Positive Test Results End The Dreams Of Two Top Olympic PGA Golfers

Americans have been force-fed the narrative that the vaccines for COVID-19 work. That they are over 99% effective in combating the virus. Then why are we having such issues with people testing positive for the virus even though they are vaccinated? Now there have been two instances of two prime candidates that could have won the gold being dismissed due to positive test results for COVID-19.

We’ve seen this precedent against covid positive results before when Spanish golfer Jon Rahm, who tested positive for COVID-19 last month, was removed during a PGA tournament where he was leading. Even now Rahm tested positive for the virus again and has been removed from competing in the Tokyo Olympics.

Rahm was forced to withdraw from the Memorial Tournament, hosted by golf legend Jack Nicklaus, on June 5 after he tested positive for COVID-19. At the time, Rahm was leading the tournament by six strokes, a lead that often holds up with just 18 holes left to play on the final day.
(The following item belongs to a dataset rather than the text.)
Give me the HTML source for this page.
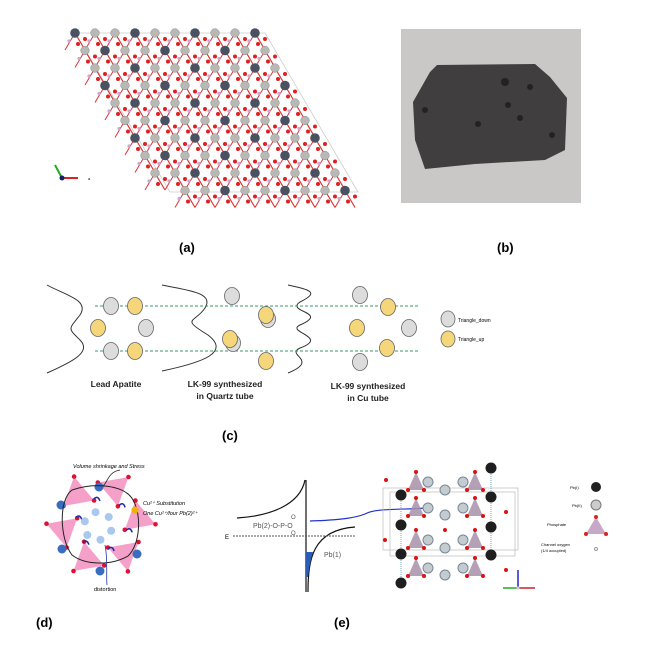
<!DOCTYPE html>
<html><head><style>
body{margin:0;background:#fff;width:660px;height:647px;overflow:hidden}
svg{display:block;font-family:"Liberation Sans",sans-serif}
</style></head><body>
<svg id="s" width="660" height="647" viewBox="0 0 660 647">
<g id="lat"></g>
<line x1="62" y1="178" x2="78" y2="178" stroke="#d22" stroke-width="2"/>
<line x1="62" y1="178" x2="55" y2="165" stroke="#2a2" stroke-width="2"/>
<circle cx="62" cy="178" r="2.5" fill="#126"/>
<text x="88" y="180" font-size="4">a</text>
<rect x="401" y="29" width="180" height="174" fill="#c9c8c6"/>
<polygon points="430,72 437,65 535,64 550,77 567,98 565,150 545,160 475,164 425,169 415,140 413,102" fill="#403e3e"/>
<g fill="#232222"><circle cx="505" cy="82" r="4"/><circle cx="508" cy="105" r="3"/><circle cx="520" cy="118" r="3"/><circle cx="478" cy="124" r="3"/><circle cx="552" cy="135" r="3"/><circle cx="530" cy="87" r="3"/><circle cx="425" cy="110" r="3"/></g>
<text x="179" y="252" font-size="13" font-weight="bold">(a)</text>
<text x="497" y="252" font-size="13" font-weight="bold">(b)</text>
<g fill="none" stroke="#333" stroke-width="1">
<path d="M47,285 C65,295 90,300 80,315 C68,330 68,328 80,340 C92,352 72,362 47,373"/>
<path d="M162,285 C185,290 215,292 205,308 C195,323 180,318 208,335 C230,352 205,362 162,371"/>
<path d="M288,285 C310,290 320,292 300,302 C285,312 330,312 300,325 C285,332 330,337 300,348 C285,355 320,360 288,373"/>
</g>
<g stroke="#3a9a6a" stroke-dasharray="3,2" stroke-width="1"><line x1="95" y1="306" x2="418" y2="306"/><line x1="95" y1="351" x2="418" y2="351"/></g>
<g stroke="#666" stroke-width="0.8">
<g fill="#dcdcdc"><ellipse cx="111" cy="306" rx="7.5" ry="8.5"/><ellipse cx="146" cy="328" rx="7.5" ry="8.5"/><ellipse cx="111" cy="351" rx="7.5" ry="8.5"/><ellipse cx="232" cy="296" rx="7.5" ry="8.5"/><ellipse cx="268" cy="319" rx="7.5" ry="8.5"/><ellipse cx="233" cy="343" rx="7.5" ry="8.5"/><ellipse cx="360" cy="295" rx="7.5" ry="8.5"/><ellipse cx="409" cy="328" rx="7.5" ry="8.5"/><ellipse cx="360" cy="362" rx="7.5" ry="8.5"/><ellipse cx="448" cy="319" rx="7" ry="8"/></g>
<g fill="#f5d67a"><ellipse cx="135" cy="306" rx="7.5" ry="8.5"/><ellipse cx="98" cy="328" rx="7.5" ry="8.5"/><ellipse cx="135" cy="351" rx="7.5" ry="8.5"/><ellipse cx="266" cy="315" rx="7.5" ry="8.5"/><ellipse cx="230" cy="339" rx="7.5" ry="8.5"/><ellipse cx="266" cy="361" rx="7.5" ry="8.5"/><ellipse cx="388" cy="307" rx="7.5" ry="8.5"/><ellipse cx="357" cy="328" rx="7.5" ry="8.5"/><ellipse cx="387" cy="348" rx="7.5" ry="8.5"/><ellipse cx="448" cy="339" rx="7" ry="8"/></g>
</g>
<text x="458" y="322" font-size="5">Triangle_down</text>
<text x="458" y="341" font-size="5">Triangle_up</text>
<g font-size="8.5" font-weight="bold" fill="#222" text-anchor="middle">
<text x="116" y="387">Lead Apatite</text>
<text x="225" y="387">LK-99 synthesized</text><text x="225" y="399">in Quartz tube</text>
<text x="368" y="389">LK-99 synthesized</text><text x="368" y="401">in Cu tube</text>
</g>
<text x="222" y="440" font-size="13" font-weight="bold">(c)</text>
<g id="dd"></g>
<path d="M72,490 C95,482 125,485 133,500 C142,515 140,545 128,556 C110,566 85,565 72,555 C60,540 58,500 72,490Z" fill="none" stroke="#222" stroke-width="1"/>
<path d="M120,470 C108,472 108,482 103,486" fill="none" stroke="#222" stroke-width="0.8"/>
<path d="M105,545 C108,560 106,575 107,585" fill="none" stroke="#2233aa" stroke-width="0.8"/>
<text x="73" y="468" font-size="5.5" font-style="italic">Volume shrinkage and Stress</text>
<text x="143" y="505" font-size="5.5" font-style="italic">Cu²⁺ Substitution</text>
<text x="143" y="515" font-size="5.5" font-style="italic">One Cu²⁺/four Pb(2)²⁺</text>
<circle cx="135" cy="510" r="3.5" fill="#f0b400"/>
<text x="94" y="591" font-size="5.5">distortion</text>
<text x="36" y="627" font-size="13" font-weight="bold">(d)</text>
<line x1="306" y1="480" x2="306" y2="592" stroke="#111" stroke-width="1.2"/>
<path d="M237,518 C270,516 300,505 305,480" fill="none" stroke="#111" stroke-width="1.2"/>
<path d="M308,592 C308,560 312,530 355,527" fill="none" stroke="#111" stroke-width="1.2"/>
<path d="M306,552 L313,552 C310,562 309,570 308,577 L306,577Z" fill="#2a5db5"/>
<line x1="233" y1="536" x2="356" y2="536" stroke="#555" stroke-dasharray="2,1"/>
<text x="225" y="539" font-size="6">E</text>
<text x="253" y="528" font-size="7" fill="#555">Pb(2)-O-P-O</text>
<text x="291" y="519" font-size="6" fill="#555">O</text><text x="291" y="535" font-size="6" fill="#555">O</text>
<text x="324" y="557" font-size="7" fill="#555">Pb(1)</text>
<path d="M310,521 C340,520 355,518 365,514 C375,508 400,510 427,508" fill="none" stroke="#2233cc" stroke-width="1.2"/>
<g fill="none" stroke="#bbb" stroke-width="0.7"><rect x="383" y="488" width="135" height="62"/><rect x="390" y="492" width="125" height="64"/></g>
<g id="cr"></g>
<line x1="518" y1="588" x2="518" y2="570" stroke="#22c" stroke-width="1.5"/>
<line x1="518" y1="588" x2="535" y2="588" stroke="#c22" stroke-width="1.5"/>
<line x1="518" y1="588" x2="503" y2="588" stroke="#2a2" stroke-width="1.5"/>
<circle cx="518" cy="588" r="1.5" fill="#ccd"/>
<text x="570" y="489" font-size="4">Pb(I)</text><circle cx="596" cy="487" r="5" fill="#222"/>
<text x="572" y="507" font-size="4">Pb(II)</text><circle cx="596" cy="505" r="5" fill="#ccc" stroke="#777"/>
<text x="547" y="526" font-size="4">Phosphate</text>
<polygon points="596,517 586,534 606,534" fill="#c8a8c8"/>
<circle cx="596" cy="517" r="2" fill="#d22"/><circle cx="586" cy="534" r="2" fill="#d22"/><circle cx="606" cy="534" r="2" fill="#d22"/>
<text x="541" y="546" font-size="4">Channel oxygen</text><text x="541" y="552" font-size="4">(1/4 occupied)</text>
<circle cx="596" cy="549" r="1.5" fill="#fff" stroke="#999"/>
<text x="334" y="627" font-size="13" font-weight="bold">(e)</text>
</svg>
<script>
var NS="http://www.w3.org/2000/svg";
function el(p,t,a){var e=document.createElementNS(NS,t);for(var k in a)e.setAttribute(k,a[k]);p.appendChild(e);return e}
var L=document.getElementById("lat");
function inP(x,y){var t=(y-33)/159;if(t<-0.02||t>1.02)return false;var xl=75+95*t;return x>xl-4&&x<xl+194;}
el(L,"polygon",{points:"75,33 265,33 358,192 170,192",fill:"none",stroke:"#ccc","stroke-width":"0.8"});
var pts=[];
for(var j=0;j<10;j++)for(var i=-6;i<14;i++){var x=75+i*20+j*10,y=33+j*17.5;if(inP(x,y))pts.push([x,y,((i-j)%3+3)%3==0]);}
pts.forEach(function(p){
 el(L,"line",{x1:p[0],y1:p[1],x2:p[0]+10,y2:p[1]+17,stroke:"#d33","stroke-width":"1.2"});
 el(L,"line",{x1:p[0],y1:p[1],x2:p[0]-10,y2:p[1]+17,stroke:"#d33","stroke-width":"1"});
});
pts.forEach(function(p){
 el(L,"circle",{cx:p[0]+10,cy:p[1]+6,r:2,fill:"#e02020"});
 el(L,"circle",{cx:p[0]+3,cy:p[1]+11,r:2,fill:"#e02020"});
 el(L,"circle",{cx:p[0]-6,cy:p[1]+8,r:1.6,fill:"#c9a8d6"});
 if(p[2])el(L,"circle",{cx:p[0],cy:p[1],r:4.8,fill:"#4a5262"});
 else el(L,"circle",{cx:p[0],cy:p[1],r:4.3,fill:"#b8b8b4",stroke:"#888","stroke-width":"0.5"});
});
var D=document.getElementById("dd"),cx=101,cy=524;
for(var k=0;k<6;k++){var a=k*Math.PI/3-1.2,r=38;var x=cx+r*Math.cos(a),y=cy+r*Math.sin(a);
 var q=[];for(var m=0;m<3;m++){var b=a+m*2.094+0.5;q.push((x+18*Math.cos(b)).toFixed(1)+","+(y+18*Math.sin(b)).toFixed(1));}
 el(D,"polygon",{points:q.join(" "),fill:"#f4a0c8"});
 q.forEach(function(s){var c=s.split(",");el(D,"circle",{cx:c[0],cy:c[1],r:2.3,fill:"#e01030"});});
 el(D,"path",{d:"M"+(cx+26*Math.cos(a+0.4))+","+(cy+26*Math.sin(a+0.4))+" q4,-4 6,2",stroke:"#1a2aaa",fill:"none","stroke-width":"1.5"});
 el(D,"circle",{cx:cx-3+14*Math.cos(a+0.5),cy:cy+2+14*Math.sin(a+0.5),r:4,fill:"#a8c8ee"});
}
[[99,487],[61,505],[62,549],[100,571],[137,554]].forEach(function(p){el(D,"circle",{cx:p[0],cy:p[1],r:4.5,fill:"#3a6cc0"});});
var C=document.getElementById("cr");
[[401,[495,525,554,583]],[491,[468,497,527,555]]].forEach(function(c){c[1].forEach(function(y,n){if(n<3)el(C,"line",{x1:c[0],y1:y,x2:c[0],y2:y+29,stroke:"#7ab","stroke-dasharray":"1,1"});});});
[[428,482],[463,482],[428,508],[463,508],[428,540],[463,540],[428,568],[463,568]].forEach(function(p,i){
 var d=i%2?12:-12;
 var q=(p[0]+d)+","+(p[1]-10)+" "+(p[0]+d-8)+","+(p[1]+8)+" "+(p[0]+d+8)+","+(p[1]+8);
 el(C,"polygon",{points:q,fill:"#a890a8",opacity:0.85});
 q.split(" ").forEach(function(s){var c=s.split(",");el(C,"circle",{cx:c[0],cy:c[1],r:2,fill:"#d11"});});
 el(C,"circle",{cx:p[0],cy:p[1],r:5,fill:"#c4ccd0",stroke:"#789"});
});
[[445,490],[445,515],[445,548],[445,575]].forEach(function(p){el(C,"circle",{cx:p[0],cy:p[1],r:5,fill:"#c4ccd0",stroke:"#789"});});
[[401,495],[401,525],[401,554],[401,583],[491,468],[491,497],[491,527],[491,555]].forEach(function(p){el(C,"circle",{cx:p[0],cy:p[1],r:5.5,fill:"#1e1e1e"});});
[[386,480],[385,540],[506,512],[506,570],[445,530]].forEach(function(p){el(C,"circle",{cx:p[0],cy:p[1],r:2,fill:"#d11"});});
</script>
</body></html>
The winner’s share of the purse was $1,674,000.

“I’m very disappointed in having to withdraw from the Memorial Tournament,” he said in a statement posted on Twitter last month. “This is one of those things that happens in life, one of those moments where how we respond to a setback defines us as people. I’m very thankful that my family and I are all OK.”

The PGA Tour said Rahm was “placed in contact tracing protocols on Monday after officials learned he had been in close contact with someone who was Covid-19 positive,” CNN reported. “Rahm elected to remain in the tournament and undergo daily testing and have restricted access to indoor facilities at Muirfield Village Golf Club in Dublin, Ohio.”

Rahm never had any symptoms and was clearly not affected physically, and he bested other top players like Jordan Spieth, Rory McIlroy, Rickie Fowler, and Bryson DeChambeau.

American Bryson DeChambeau has also tested positive and has been removed from competing for the gold medal in the Tokyo Olympics.

“I am deeply disappointed not to be able to compete in the Olympics for Team USA,” DeChambeau said in a statement. “Representing my country means the world to me and it was a tremendous honor to make this team. I wish Team USA the best of luck next week in Tokyo. I will now focus on getting healthy, and I look forward to returning to competition once I am cleared to do so.”

The U.S. team replaced DeChambeau with Patrick Reed, who is set to undergo testing Sunday and Monday before heading to Tokyo, joining Justin Thomas, Collin Morikawa, and Xander Schauffele on the four-man U.S team. The first round of the men’s tournament at the Kasumigaseki Country Club is set for Thursday.